The West African state has abundant deposits of iron ore, bauxite, diamonds, gold and aluminum ore, but its 11 million people live in squalor, without clean water, electricity, schools or infrastructure.

Some estimates suggest the Simandou ore could generate around $140 billion over 25 years, more than doubling Guinea's gross domestic product.

Also last week, French police raided the home of a director of Beny Steinmetz Group Resources, the mining arm of the tycoon's business empire, registered in the British-ruled Channel Islands, an offshore tax haven.

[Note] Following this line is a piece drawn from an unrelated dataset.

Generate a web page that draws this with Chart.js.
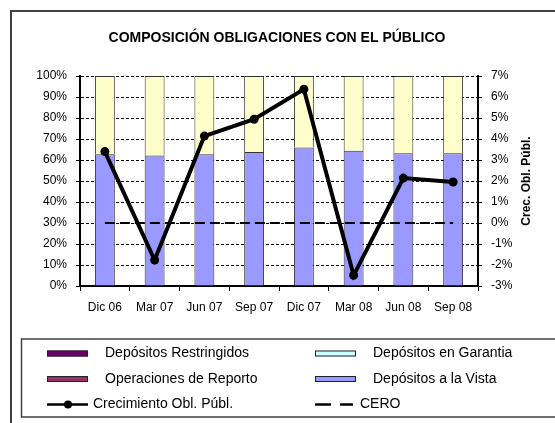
<!DOCTYPE html>
<html>
<head>
<meta charset="utf-8">
<script src="https://cdn.jsdelivr.net/npm/chart.js@4/dist/chart.umd.min.js"></script>
<style>
html,body{margin:0;padding:0;background:#fff;}
#c{display:block;}
</style>
</head>
<body>
<canvas id="c" width="555" height="423"></canvas>
<script>
// ---- data ----
const categories = ['Dic 06','Mar 07','Jun 07','Sep 07','Dic 07','Mar 08','Jun 08','Sep 08'];
const depositosVista = [62.7, 62.2, 62.7, 63.8, 66.0, 64.4, 63.2, 63.2];
const depositosPlazo = [37.3, 37.8, 37.3, 36.2, 34.0, 35.6, 36.8, 36.8];
const depositosRestringidos = [0, 0, 0, 0, 0, 0, 0, 0];
const depositosGarantia = [0, 0, 0, 0, 0, 0, 0, 0];
const operacionesReporto = [0, 0, 0, 0, 0, 0, 0, 0];
const crecimiento = [3.40, -1.76, 4.14, 4.94, 6.37, -2.49, 2.14, 1.95];
const cero = [0, 0, 0, 0, 0, 0, 0, 0];
const leftTicks = [0,10,20,30,40,50,60,70,80,90,100];
const rightTicks = [-3,-2,-1,0,1,2,3,4,5,6,7];
const titleText = 'COMPOSICIÓN OBLIGACIONES CON EL PÚBLICO';
const rightTitle = 'Crec. Obl. Públ.';

const FONT = "'Liberation Sans', Arial, sans-serif";

const datasets = [
  {type:'bar', label:'Depósitos a la Vista', data:depositosVista, backgroundColor:'#9999FF', borderColor:'#333', borderWidth:1, yAxisID:'y', stack:'s', order:3},
  {type:'bar', label:'Depósitos a Plazo', data:depositosPlazo, backgroundColor:'#FFFFCC', borderColor:'#333', borderWidth:1, yAxisID:'y', stack:'s', order:3, hideLegend:true},
  {type:'bar', label:'Depósitos Restringidos', data:depositosRestringidos, backgroundColor:'#660066', borderColor:'#333', borderWidth:0, yAxisID:'y', stack:'s', order:3},
  {type:'bar', label:'Depósitos en Garantia', data:depositosGarantia, backgroundColor:'#CCFFFF', borderColor:'#333', borderWidth:0, yAxisID:'y', stack:'s', order:3},
  {type:'bar', label:'Operaciones de Reporto', data:operacionesReporto, backgroundColor:'#993366', borderColor:'#333', borderWidth:0, yAxisID:'y', stack:'s', order:3},
  {type:'line', label:'Crecimiento Obl. Públ.', data:crecimiento, borderColor:'#000', backgroundColor:'#000', borderWidth:4, pointRadius:4.5, pointBackgroundColor:'#000', pointBorderWidth:0, tension:0, yAxisID:'y1', order:0},
  {type:'line', label:'CERO', data:cero, borderColor:'#000', borderWidth:2, borderDash:[10,5], pointRadius:0, tension:0, yAxisID:'y1', order:1}
];

// legend layout: [datasetLabel, column, row]
const legendLayout = [
  ['Depósitos Restringidos',0,0], ['Depósitos en Garantia',1,0],
  ['Operaciones de Reporto',0,1], ['Depósitos a la Vista',1,1],
  ['Crecimiento Obl. Públ.',0,2], ['CERO',1,2]
];

const decor = {
  id:'decor',
  beforeDraw(chart){
    const ctx = chart.ctx;
    ctx.save();
    ctx.fillStyle = '#fff';
    ctx.fillRect(0,0,chart.width,chart.height);
    ctx.restore();
  },
  afterDraw(chart){
    const ctx = chart.ctx;
    const area = chart.chartArea;
    ctx.save();
    // outer frame
    ctx.strokeStyle = '#404040';
    ctx.lineWidth = 2;
    ctx.strokeRect(11, 11, 600, 500);
    // title
    ctx.fillStyle = '#000';
    ctx.font = 'bold 14px ' + FONT;
    ctx.textAlign = 'center';
    ctx.textBaseline = 'middle';
    ctx.fillText(titleText, 277, 38);
    // right axis title
    ctx.save();
    ctx.translate(527, (area.top + area.bottom)/2);
    ctx.rotate(-Math.PI/2);
    ctx.font = 'bold 12px ' + FONT;
    ctx.textAlign = 'center';
    ctx.textBaseline = 'middle';
    ctx.fillText(rightTitle, 0, 0);
    ctx.restore();
    // legend box
    ctx.strokeStyle = '#404040';
    ctx.lineWidth = 1.5;
    ctx.strokeRect(21.5, 339, 600, 78);
    const colX = [47, 315];
    const rowY = [353.5, 379, 404.5];
    ctx.font = '14px ' + FONT;
    ctx.textAlign = 'left';
    ctx.textBaseline = 'middle';
    legendLayout.forEach(([lbl, c, r]) => {
      const ds = chart.data.datasets.find(d => d.label === lbl);
      const x = colX[c], y = rowY[r];
      if (ds.type === 'bar') {
        ctx.fillStyle = ds.backgroundColor;
        ctx.fillRect(x, y-3, 41, 6);
        ctx.strokeStyle = '#222';
        ctx.lineWidth = 1;
        ctx.strokeRect(x+0.5, y-2.5, 40, 5);
        ctx.fillStyle = '#000';
        ctx.fillText(lbl, x + 58, y);
      } else {
        ctx.strokeStyle = '#000';
        ctx.lineWidth = 2.5;
        if (ds.borderDash) {
          ctx.beginPath();
          ctx.moveTo(x, y); ctx.lineTo(x+16, y);
          ctx.moveTo(x+25, y); ctx.lineTo(x+38, y);
          ctx.stroke();
          ctx.fillStyle = '#000';
          ctx.fillText(lbl, x + 45, y);
        } else {
          ctx.beginPath();
          ctx.moveTo(x, y); ctx.lineTo(x+41, y);
          ctx.stroke();
          ctx.beginPath();
          ctx.arc(x+21, y, 4, 0, Math.PI*2);
          ctx.fillStyle = '#000';
          ctx.fill();
          ctx.fillText(lbl, x + 46, y);
        }
      }
    });
    ctx.restore();
  }
};

new Chart(document.getElementById('c'), {
  data: { labels: categories, datasets: datasets },
  plugins: [decor],
  options: {
    responsive: false,
    animation: false,
    layout: { padding: { top: 76, bottom: 107, left: 0, right: 0 } },
    plugins: { legend: { display: false }, title: { display: false }, tooltip: { enabled: false } },
    datasets: { bar: { categoryPercentage: 1.0, barPercentage: 0.4 } },
    scales: {
      x: {
        stacked: true,
        afterFit(s){ s.height = 30; },
        grid: { offset: true, drawOnChartArea: false, drawTicks: true, tickLength: 5, color: '#000', tickColor: '#000', lineWidth: 1 },
        border: { display: true, color: '#000', width: 2 },
        ticks: { color: '#000', font: { family: FONT, size: 12 }, padding: 9, maxRotation: 0, autoSkip: false }
      },
      y: {
        stacked: true,
        position: 'left',
        min: 0, max: 100,
        afterFit(s){ s.width = 80; },
        afterBuildTicks(s){ s.ticks = leftTicks.map(v => ({ value: v })); },
        grid: { color: '#000', lineWidth: 1, tickLength: 4, tickColor: '#000' },
        border: { display: true, color: '#000', width: 2, dash: [3, 2] },
        ticks: { color: '#000', font: { family: FONT, size: 12 }, padding: 9, callback: v => v + '%' }
      },
      y1: {
        position: 'right',
        min: -3, max: 7,
        afterFit(s){ s.width = 77; },
        afterBuildTicks(s){ s.ticks = rightTicks.map(v => ({ value: v })); },
        grid: { drawOnChartArea: false, tickLength: 4, tickColor: '#000', color: '#000' },
        border: { display: true, color: '#000', width: 2 },
        ticks: { color: '#000', font: { family: FONT, size: 12 }, padding: 9, callback: v => v + '%' }
      }
    }
  }
});
</script>
</body>
</html>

Scotland Yard's Serious Fraud Squad and the Financial Investigation Unit in Guernsey, one of the Channel Islands that lie off France, began an investigation Wednesday into how Steinmetz acquired rights to extract half the ore in Simandou Mountain in remote southeastern Guinea.

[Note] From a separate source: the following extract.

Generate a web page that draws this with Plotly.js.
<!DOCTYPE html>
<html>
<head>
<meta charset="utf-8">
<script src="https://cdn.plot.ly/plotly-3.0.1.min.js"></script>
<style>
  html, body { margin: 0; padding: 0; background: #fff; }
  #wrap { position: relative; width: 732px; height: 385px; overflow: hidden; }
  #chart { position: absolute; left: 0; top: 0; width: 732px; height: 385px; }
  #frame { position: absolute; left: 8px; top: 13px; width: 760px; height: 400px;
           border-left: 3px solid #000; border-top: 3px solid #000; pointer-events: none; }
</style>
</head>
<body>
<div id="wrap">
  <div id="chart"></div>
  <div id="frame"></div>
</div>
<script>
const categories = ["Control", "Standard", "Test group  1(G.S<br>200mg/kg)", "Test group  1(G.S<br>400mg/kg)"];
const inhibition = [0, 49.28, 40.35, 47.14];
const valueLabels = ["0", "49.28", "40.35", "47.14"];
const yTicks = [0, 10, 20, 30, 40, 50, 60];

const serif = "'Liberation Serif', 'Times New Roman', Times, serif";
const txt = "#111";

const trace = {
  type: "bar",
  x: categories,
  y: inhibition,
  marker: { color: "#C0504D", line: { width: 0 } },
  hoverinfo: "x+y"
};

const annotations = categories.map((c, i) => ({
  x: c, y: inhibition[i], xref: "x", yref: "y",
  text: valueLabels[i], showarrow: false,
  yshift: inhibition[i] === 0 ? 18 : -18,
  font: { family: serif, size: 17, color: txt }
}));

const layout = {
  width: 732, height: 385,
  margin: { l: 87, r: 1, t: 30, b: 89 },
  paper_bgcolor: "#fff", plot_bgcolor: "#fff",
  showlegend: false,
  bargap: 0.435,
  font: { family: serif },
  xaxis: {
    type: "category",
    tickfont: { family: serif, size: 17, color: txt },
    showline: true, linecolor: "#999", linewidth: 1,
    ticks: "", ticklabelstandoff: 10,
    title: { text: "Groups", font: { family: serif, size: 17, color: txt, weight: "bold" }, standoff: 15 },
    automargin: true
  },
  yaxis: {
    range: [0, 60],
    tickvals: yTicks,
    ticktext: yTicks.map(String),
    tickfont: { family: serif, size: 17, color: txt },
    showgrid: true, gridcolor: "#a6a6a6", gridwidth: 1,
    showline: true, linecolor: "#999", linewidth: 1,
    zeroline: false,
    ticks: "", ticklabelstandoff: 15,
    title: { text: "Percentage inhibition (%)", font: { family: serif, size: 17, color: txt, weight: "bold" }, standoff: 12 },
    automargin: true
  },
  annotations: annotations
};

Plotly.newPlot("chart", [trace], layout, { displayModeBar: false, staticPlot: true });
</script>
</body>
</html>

Steinmetz had repeatedly denied any wrongdoing.

BSGR secured the rights in the final days of Conte's dictatorship in 2008, after Conte had stripped them from Rio Tinto (NYSE:RIO, Stock Forum) , the Anglo-Australian mining conglomerate that had acquired them in the 1990s.

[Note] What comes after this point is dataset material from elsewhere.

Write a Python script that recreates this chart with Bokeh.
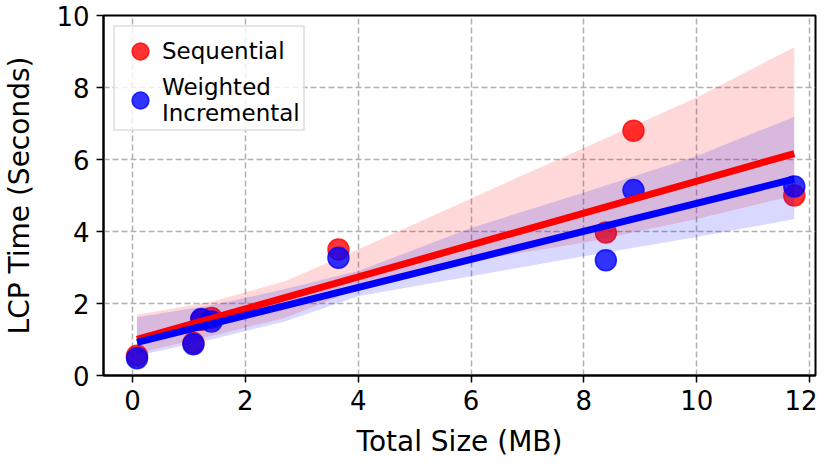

When Guinea's first democratic government was elected in December 2010, the new president, Alpha Conde, a French-educated law professor, ordered an investigation of allegations of graft concerning BSGR's acquisition of the Simandou mining rights.

It gathered testimony from former business associates of BSGR and others of luxury gifts and payments to Conte's relatives.

Among the allegations was a claim that a BSGR official offered Conte a diamond-studded gold watch and that the company agreed to pay the president's fourth wife, Mamadie Toure, a commission of $2.5 million for helping swing the Simandou deal.

She has denied that but it is widely known that while Conte was in power, mineral prospectors invariably lavished gifts or bribes on his four wives to gain favor, par for the course in Africa where corruption at all levels is rife.

Conte is reported to have signed papers handing Simandou to Steinmetz's group while on his deathbed.

Steinmetz, who had made his fortune dealing in African diamonds, pledged to invest $165 million to develop the iron mine, one of Africa's richest untapped mineral deposits.

In April 2010, he sold 51 percent of the BSGR stake for $2.5 billion to the Vale company of Brazil (NYSE:VALE, Stock Forum), the world's biggest iron more miner, making a huge profit on his investment.

Veterans of the buccaneering world of African mining were astounded. One was quoted in the financial press as saying Steinmetz had "hit the jackpot."

African telecom billionaire Mo Ibrahim declared: "Are the Guineans who did that deal idiots or criminals? Or both?"

Conde's government pledged to produce a mining code to combat corruption and regulate an industry that could drag the country out of its poverty.

The Guinea government hired U.S. lawyers and investigators experienced in probing corruption and money laundering.

The FBI was persuaded in January to check the Simandou deal to determine whether any U.S. laws had been violated.

Federal agents arrested a Frenchman named Frederic Cilins, a Steinmetz associate, in Jacksonville, Fla., April 14 on charges of tampering with a witness, obstructing a criminal investigation and destroying, altering or falsifying records in a federal investigation.

It transpired that in March, Cilins, 50, had contacted Conte's widow, Mamadie Toure, at her new home in Jacksonville. She had already been approached by the FBI and agreed to cooperate in their investigation.

Her phone was tapped and she wore a wire at three meetings in Florida with the Frenchman, who, his indictment states, subsequently offered her $5 million to "urgently, urgently" destroy documents linked to the Simandou deal.

Steinmetz has vigorously denied any U.S. wrongdoing, but the Conakry government continues to press its criminal investigation.